Wolltest du raus aus deinem Leben?
RG: Das war so ein Zeichen, dass ich raus aus der Musik sollte. Wo Musik vorher war, kam jetzt die Spiritualität. Nach drei Jahren kam ich zurück und hier war Techno plötzlich sehr groß. Da habe ich mich reinbegeben, weswegen natürlich so eine Elektro-Pop-Platte auch Quatsch gewesen wäre.

Du wohnst ja seitdem wieder in Deutschland, Robert, während Gabi nach Jahren in der Heimat namens Spanien mittlerweile in Portugal wohnt. Für wen gibt es mehr Gründe näher an den anderen ranzuziehen?
RG: Ich wohne ja irgendwo zwischen Berlin und München, aber ich möchte auch mal wieder raus.

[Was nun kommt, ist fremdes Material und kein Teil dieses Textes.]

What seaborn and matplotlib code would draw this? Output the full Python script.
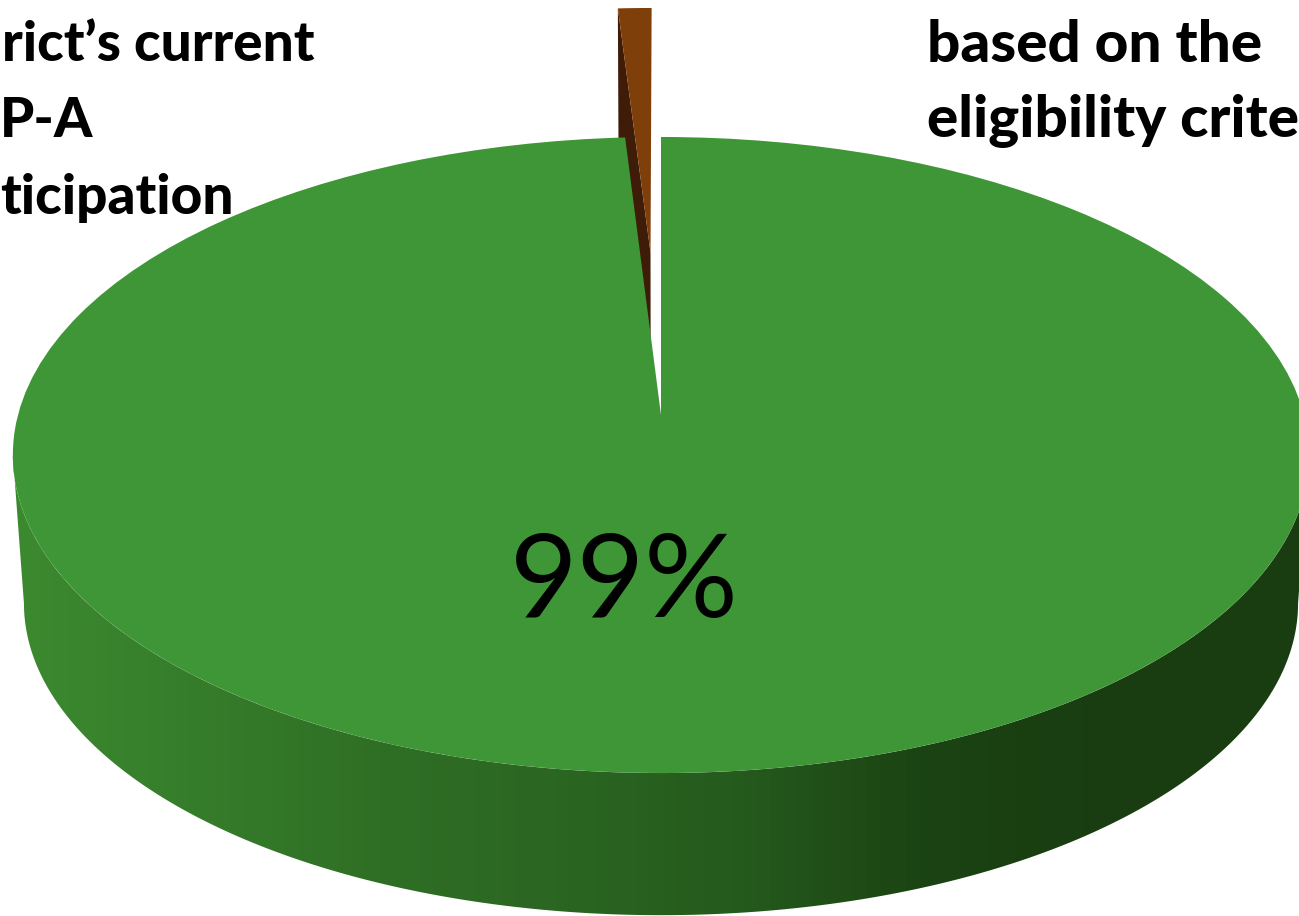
import numpy as np
import matplotlib
matplotlib.use("Agg")
import matplotlib.pyplot as plt
from matplotlib.colors import ListedColormap
from matplotlib.patches import Polygon
from matplotlib.transforms import Transform
import seaborn as sns

# Chart values
slice_names = ["Eligible", "Not eligible"]
slice_values = [99, 1]
slice_explode = [0.0, 0.555]

# Slide captions on either side of the pie
left_caption = ["rict\u2019s current", "P-A", "ticipation"]
right_caption = ["based on the", "eligibility crite"]

GREEN_TOP = "#3e9636"
BROWN_TOP = "#7f3f0b"
BROWN_SIDE = "#3f1c08"
WALL_STOPS = ["#3c8a30", "#367d2b", "#2f6f25", "#2b6622", "#255a1d", "#1b4313", "#193d11", "#193d11"]


class TiltedDisc(Transform):
    """Projects the flat pie plane onto the page with a mild perspective."""
    input_dims = 2
    output_dims = 2
    is_separable = False
    has_inverse = False

    def __init__(self, cx, cy, a, b, k):
        super().__init__()
        self.cx, self.cy, self.a, self.b, self.k = cx, cy, a, b, k

    def transform_non_affine(self, xy):
        xy = np.asarray(xy, dtype=float)
        u, v = xy[:, 0], -xy[:, 1]
        s = 1.0 / (1.0 - self.k * v)
        return np.column_stack([self.cx + self.a * u * s, self.cy + self.b * v * s])


KEEP = 0.1258
top_plane = TiltedDisc(661, 415, 643, 313, KEEP)
base_plane = TiltedDisc(661, 564, 632, 307, KEEP)

sns.set_theme(style="white")
fig = plt.figure(figsize=(12.99, 9.16), dpi=100, facecolor="white")
ax = fig.add_axes([0, 0, 1, 1])

wedges, _ = ax.pie(
    slice_values,
    explode=slice_explode,
    colors=[GREEN_TOP, BROWN_TOP],
    startangle=90,
    counterclock=False,
    wedgeprops={"linewidth": 0},
)
ax.set_aspect("auto")
ax.set_xlim(0, 1299)
ax.set_ylim(916, 0)
ax.axis("off")

green, brown = wedges
for wedge, z in ((green, 5), (brown, 3)):
    wedge.set_transform(top_plane + ax.transData)
    wedge.set_zorder(z)

# Cut face of the pulled-out slice, from its rim corner down to the base plane
cut = np.deg2rad(90 + 360 * slice_values[1] / sum(slice_values))
shift = slice_explode[1] * np.array([np.cos(np.deg2rad(90) + (cut - np.pi / 2) / 2),
                                     np.sin(np.deg2rad(90) + (cut - np.pi / 2) / 2)])
face = np.array([shift + [np.cos(cut), np.sin(cut)], shift])
face_page = np.vstack([top_plane.transform(face), base_plane.transform(face[::-1])])
ax.add_patch(Polygon(face_page, closed=True, facecolor=BROWN_SIDE, edgecolor="none", zorder=2))

# Outer wall of the disc, shaded from left to right
tan = np.arcsin(KEEP)
theta = np.linspace(np.pi + tan, 2 * np.pi - tan, 400)
rim = np.column_stack([np.cos(theta), np.sin(theta)])
outline = np.vstack([base_plane.transform(rim), top_plane.transform(rim[::-1])])
wall_colors = sns.blend_palette(WALL_STOPS, n_colors=96)
wall = ax.imshow(
    np.linspace(0, 1, 96)[None, :],
    cmap=ListedColormap(wall_colors),
    extent=(0, 1299, 916, 0),
    aspect="auto",
    interpolation="nearest",
    zorder=4,
)
wall.set_clip_path(Polygon(outline, closed=True, transform=ax.transData))
ax.set_xlim(0, 1299)
ax.set_ylim(916, 0)

ax.text(624, 585, f"{slice_values[0]}%", family="Lato", fontsize=84, color="black",
        ha="center", va="center", zorder=6)

for line, (x, y) in zip(left_caption, [(2, 45), (0, 121), (0, 198)]):
    ax.text(x, y, line, family="Lato", weight="black", fontsize=39.5, color="black",
            ha="left", va="center", zorder=1)
for line, y in zip(right_caption, [45, 121]):
    ax.text(927, y, line, family="Lato", weight="black", fontsize=42, color="black",
            ha="left", va="center", zorder=1)

fig.savefig("out.png", dpi=100, facecolor="white")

Und jetzt hat der letzte Umzug von Gabi mich sehr inspiriert.
GD: Ich bin Profi-Umzieher. Vier, fünf Jahre, dann reicht es mir.
RG: Mal was Neues beginnen, das juckt mich gerade.
GD: Das Problem an Deutschland sind die vielen Regeln. Wenn du einen Tisch auf die Straße stellen willst, dann geht das nicht. Das passt nicht zu uns.